**Exercise objective**
Return all of the data exactly as written, without the pictures.

**Data provided**
━━━━━━━━━━━━━━━━━━━━━━━━━━━━━━

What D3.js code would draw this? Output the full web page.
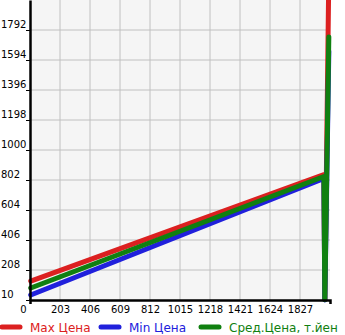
<!doctype html>
<html>
<head>
<meta charset="utf-8">
<script src="https://d3js.org/d3.v7.min.js"></script>
<style>
  body { margin: 0; background: #fff; }
  text { font-family: "DejaVu Sans", sans-serif; }
</style>
</head>
<body>
<svg id="chart" width="345" height="335"></svg>
<script>
// data
var xTicks = [0, 203, 406, 609, 812, 1015, 1218, 1421, 1624, 1827];
var yTicks = [10, 208, 406, 604, 802, 1000, 1198, 1396, 1594, 1792];
var xPos = [5, 1989, 1995, 2022];
var maxPrice = [135, 838, 15, 2150];
var minPrice = [43, 812, 10, 1650];
var avgPrice = [89, 825, 12, 1746];
var seriesNames = ["Max Цена", "Min Цена", "Сред.Цена, т.йен"];
var colors = ["#dc2020", "#2020dc", "#108010"];

var svg = d3.select("#chart");
var x = d3.scaleLinear().domain([0, 2030]).range([30, 330]);
var y = d3.scaleLinear().domain([10, 1990]).range([300, 0]);

// plot background
svg.append("rect")
   .attr("x", x(0)).attr("y", y(1990))
   .attr("width", x(2030) - x(0)).attr("height", y(10) - y(1990))
   .attr("fill", "#f5f5f5");

// grid
svg.append("g").selectAll("line").data(xTicks.slice(1)).enter().append("line")
   .attr("x1", function(d) { return x(d); }).attr("x2", function(d) { return x(d); })
   .attr("y1", y(10)).attr("y2", y(1990))
   .attr("stroke", "#c0c0c0").attr("stroke-width", 1);
svg.append("g").selectAll("line").data(yTicks.slice(1)).enter().append("line")
   .attr("x1", x(0)).attr("x2", x(2030))
   .attr("y1", function(d) { return y(d); }).attr("y2", function(d) { return y(d); })
   .attr("stroke", "#c0c0c0").attr("stroke-width", 1);

// series lines
var line = d3.line()
    .x(function(d) { return x(d[0]); })
    .y(function(d) { return y(d[1]); });
var series = [maxPrice, minPrice, avgPrice];
series.forEach(function(vals, i) {
    svg.append("path")
       .datum(xPos.map(function(xv, j) { return [xv, vals[j]]; }))
       .attr("d", line)
       .attr("fill", "none")
       .attr("stroke", colors[i])
       .attr("stroke-width", 5)
       .attr("stroke-linecap", "round")
       .attr("stroke-linejoin", "round");
});

// y axis
var yAxis = svg.append("g")
   .attr("transform", "translate(" + x(0) + ",0)")
   .call(d3.axisLeft(y).tickValues(yTicks).tickFormat(d3.format("d")).tickSize(4).tickSizeOuter(0));
yAxis.select(".domain").attr("stroke-width", 2.5);
yAxis.selectAll(".tick text")
   .attr("x", -x(0) + 1).attr("dy", "-0.25em")
   .attr("text-anchor", "start")
   .attr("font-size", "10px").attr("font-family", "DejaVu Sans").attr("fill", "#000");

// x axis
var xAxis = svg.append("g")
   .attr("transform", "translate(0," + y(10) + ")")
   .call(d3.axisBottom(x).tickValues(xTicks).tickFormat(d3.format("d")).tickSize(0).tickSizeOuter(4).tickPadding(6));
xAxis.select(".domain").attr("stroke-width", 2.5);
xAxis.selectAll(".tick text")
   .attr("font-size", "10px").attr("font-family", "DejaVu Sans").attr("fill", "#000")
   .attr("dx", function(d) { return d === 0 ? -7 : 0; });

// legend
var legendX = [0, 99, 199];
var legend = svg.append("g").attr("transform", "translate(0,327)");
seriesNames.forEach(function(name, i) {
    legend.append("line")
       .attr("x1", legendX[i] + 2).attr("x2", legendX[i] + 20)
       .attr("y1", 0).attr("y2", 0)
       .attr("stroke", colors[i]).attr("stroke-width", 5)
       .attr("stroke-linecap", "round");
    legend.append("text")
       .attr("x", legendX[i] + 30).attr("y", 5)
       .attr("font-size", "12px")
       .attr("fill", colors[i])
       .text(name);
});
</script>
</body>
</html>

━━━━━━━━━━━━━━━━━━━━━━━━━━━━━━

**Result of the task**
What D3.js code would draw this? Output the full web page.
<!doctype html>
<html>
<head>
<meta charset="utf-8">
<script src="https://d3js.org/d3.v7.min.js"></script>
<style>
  body { margin: 0; background: #fff; }
  text { font-family: "DejaVu Sans", sans-serif; }
</style>
</head>
<body>
<svg id="chart" width="345" height="335"></svg>
<script>
// data
var xTicks = [0, 203, 406, 609, 812, 1015, 1218, 1421, 1624, 1827];
var yTicks = [10, 208, 406, 604, 802, 1000, 1198, 1396, 1594, 1792];
var xPos = [5, 1989, 1995, 2022];
var maxPrice = [135, 838, 15, 2150];
var minPrice = [43, 812, 10, 1650];
var avgPrice = [89, 825, 12, 1746];
var seriesNames = ["Max Цена", "Min Цена", "Сред.Цена, т.йен"];
var colors = ["#dc2020", "#2020dc", "#108010"];

var svg = d3.select("#chart");
var x = d3.scaleLinear().domain([0, 2030]).range([30, 330]);
var y = d3.scaleLinear().domain([10, 1990]).range([300, 0]);

// plot background
svg.append("rect")
   .attr("x", x(0)).attr("y", y(1990))
   .attr("width", x(2030) - x(0)).attr("height", y(10) - y(1990))
   .attr("fill", "#f5f5f5");

// grid
svg.append("g").selectAll("line").data(xTicks.slice(1)).enter().append("line")
   .attr("x1", function(d) { return x(d); }).attr("x2", function(d) { return x(d); })
   .attr("y1", y(10)).attr("y2", y(1990))
   .attr("stroke", "#c0c0c0").attr("stroke-width", 1);
svg.append("g").selectAll("line").data(yTicks.slice(1)).enter().append("line")
   .attr("x1", x(0)).attr("x2", x(2030))
   .attr("y1", function(d) { return y(d); }).attr("y2", function(d) { return y(d); })
   .attr("stroke", "#c0c0c0").attr("stroke-width", 1);

// series lines
var line = d3.line()
    .x(function(d) { return x(d[0]); })
    .y(function(d) { return y(d[1]); });
var series = [maxPrice, minPrice, avgPrice];
series.forEach(function(vals, i) {
    svg.append("path")
       .datum(xPos.map(function(xv, j) { return [xv, vals[j]]; }))
       .attr("d", line)
       .attr("fill", "none")
       .attr("stroke", colors[i])
       .attr("stroke-width", 5)
       .attr("stroke-linecap", "round")
       .attr("stroke-linejoin", "round");
});

// y axis
var yAxis = svg.append("g")
   .attr("transform", "translate(" + x(0) + ",0)")
   .call(d3.axisLeft(y).tickValues(yTicks).tickFormat(d3.format("d")).tickSize(4).tickSizeOuter(0));
yAxis.select(".domain").attr("stroke-width", 2.5);
yAxis.selectAll(".tick text")
   .attr("x", -x(0) + 1).attr("dy", "-0.25em")
   .attr("text-anchor", "start")
   .attr("font-size", "10px").attr("font-family", "DejaVu Sans").attr("fill", "#000");

// x axis
var xAxis = svg.append("g")
   .attr("transform", "translate(0," + y(10) + ")")
   .call(d3.axisBottom(x).tickValues(xTicks).tickFormat(d3.format("d")).tickSize(0).tickSizeOuter(4).tickPadding(6));
xAxis.select(".domain").attr("stroke-width", 2.5);
xAxis.selectAll(".tick text")
   .attr("font-size", "10px").attr("font-family", "DejaVu Sans").attr("fill", "#000")
   .attr("dx", function(d) { return d === 0 ? -7 : 0; });

// legend
var legendX = [0, 99, 199];
var legend = svg.append("g").attr("transform", "translate(0,327)");
seriesNames.forEach(function(name, i) {
    legend.append("line")
       .attr("x1", legendX[i] + 2).attr("x2", legendX[i] + 20)
       .attr("y1", 0).attr("y2", 0)
       .attr("stroke", colors[i]).attr("stroke-width", 5)
       .attr("stroke-linecap", "round");
    legend.append("text")
       .attr("x", legendX[i] + 30).attr("y", 5)
       .attr("font-size", "12px")
       .attr("fill", colors[i])
       .text(name);
});
</script>
</body>
</html>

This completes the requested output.